Which brings us to last night. This spring, ABC Disney premiered a new show, not hidden away, but on the Disney Channel in Friday night prime time. “Andi Mack,” that’s Andi with an “i,” was ground breaking from the get-go. In the first episode, Andi, a middle-schooler with an Anglo father and an Asian mother, learns that her parents are not her parents, that her big sister is.
Disney has wrestled with tricky social issues before, but only in single and somber episodes, never as the frame for an entire series.

True to the kid’s show formula, Andi has two best friends, Buffy and Cyrus, and longs for her dream boy, Jonah Beck. But wait, it sure does look like Cyrus likes Jonah Beck too. But that can’t happen. Disney has been courageous, even giving us an explicitly gay character in the live action remake of “Beauty and the Beast.” They have stood up to calls by Christian extremists to boycott their products.
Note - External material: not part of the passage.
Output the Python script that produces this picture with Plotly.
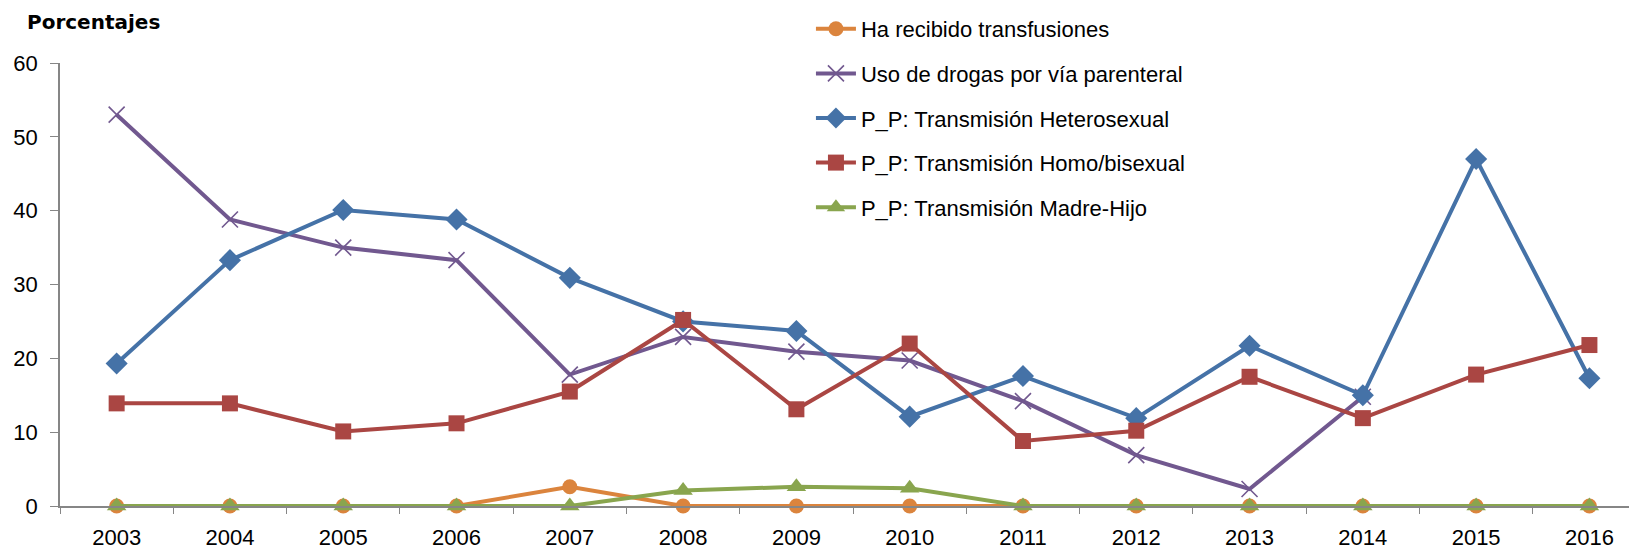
import plotly.graph_objects as go

years = ["2003", "2004", "2005", "2006", "2007", "2008", "2009", "2010",
         "2011", "2012", "2013", "2014", "2015", "2016"]

transfusiones = [0, 0, 0, 0, 2.6, 0, 0, 0, 0, 0, 0, 0, 0, 0]
drogas = [53.0, 38.8, 35.0, 33.3, 17.8, 22.9, 20.9, 19.7, 14.2, 6.9, 2.3, 14.8, None, None]
hetero = [19.3, 33.3, 40.1, 38.8, 30.9, 25.0, 23.7, 12.1, 17.6, 11.9, 21.7, 15.0, 47.0, 17.3]
homo = [13.9, 13.9, 10.1, 11.2, 15.5, 25.2, 13.1, 22.0, 8.8, 10.2, 17.5, 11.9, 17.8, 21.8]
madre_hijo = [0, 0, 0, 0, 0, 2.1, 2.6, 2.4, 0, 0, 0, 0, 0, 0]

names = ["Ha recibido transfusiones", "Uso de drogas por vía parenteral",
         "P_P: Transmisión Heterosexual", "P_P: Transmisión Homo/bisexual",
         "P_P: Transmisión Madre-Hijo"]
colors = ["#DB843D", "#71588F", "#4572A7", "#AA4643", "#89A54E"]

FONT = "Liberation Sans, Arial, sans-serif"

fig = go.Figure()
series = [transfusiones, drogas, hetero, homo, madre_hijo]
markers = [
    dict(symbol="circle", size=15),
    dict(symbol="x-thin", size=16, line=dict(width=1.6, color=colors[1])),
    dict(symbol="diamond", size=17),
    dict(symbol="square", size=16),
    dict(symbol="triangle-up", size=17),
]
for i, (nm, ys, col, mk) in enumerate(zip(names, series, colors, markers)):
    m = dict(mk)
    m["color"] = col
    fig.add_trace(go.Scatter(
        x=years, y=ys, name=nm, mode="lines+markers",
        line=dict(color=col, width=4),
        marker=m, cliponaxis=False, legendgroup=f"g{i}",
        connectgaps=False,
    ))

fig.update_layout(
    width=1637, height=546,
    margin=dict(l=52, r=8, t=55, b=48, autoexpand=False),
    paper_bgcolor="white", plot_bgcolor="white",
    font=dict(family=FONT, size=22, color="black"),
    showlegend=True,
    legend=dict(
        x=0.4905, y=1.0, xref="container", yref="container",
        xanchor="left", yanchor="top",
        traceorder="grouped", tracegroupgap=13,
        font=dict(family=FONT, size=22, color="black"),
        bgcolor="rgba(0,0,0,0)", itemwidth=40,
    ),
    xaxis=dict(
        type="category", range=[-0.5, 13.42],
        showline=True, linecolor="#868686", linewidth=1.5,
        ticks="outside", tickson="boundaries", ticklen=6, tickcolor="#868686",
        ticklabelstandoff=11,
        showgrid=False, zeroline=False,
        tickfont=dict(family=FONT, size=22, color="black"),
    ),
    yaxis=dict(
        range=[0, 60], dtick=10,
        showline=True, linecolor="#868686", linewidth=1.5,
        ticks="outside", ticklen=8, tickcolor="#868686",
        ticklabelstandoff=8,
        showgrid=False, zeroline=False,
        tickfont=dict(family=FONT, size=22, color="black"),
    ),
    annotations=[dict(
        text="<b>Porcentajes</b>", xref="paper", yref="paper",
        x=-0.0222, y=1.0934, xanchor="left", yanchor="middle",
        showarrow=False, font=dict(family="DejaVu Sans, sans-serif", size=20, color="black"),
    )],
)

fig.write_html("out.html")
But this is Disney Channel, content for kids. Surely Cyrus isn’t gay. Besides, they had him go on a double date with a girl named Iris.

Spoiler alert. If you were here last night watching the two Pridefest movies and DVR’ed Andi Mack, you will want to leave the room for a moment.

A week ago, Andi got tired of chasing Jonah, a sweet and happy kid who is nonetheless a little absorbed with his sport and controlled by his older girlfriend. She declared her independence, a Jonah-free life.

In a pivotal scene in last night’s finale, that older girlfriend was on the street with Jonah as Andi and Cyrus walk away. The girlfriend told Jonah that if Andi looked back, it meant she “liked” him “liked” him. Jonah couldn’t help himself, and turned to look back at Andi. Despairing, he walked away, and as he did, Andi also turned and looked back, then kept on going. Then, as time stilled and the camera held, Cyrus looked back.

Here’s to positive portrayals. Here’s to Disney. Here’s to revolution.

[Update: This October, Disney continued the revolution, with Cyrus admitting to his friend Buffy that he “liked” Jonah.]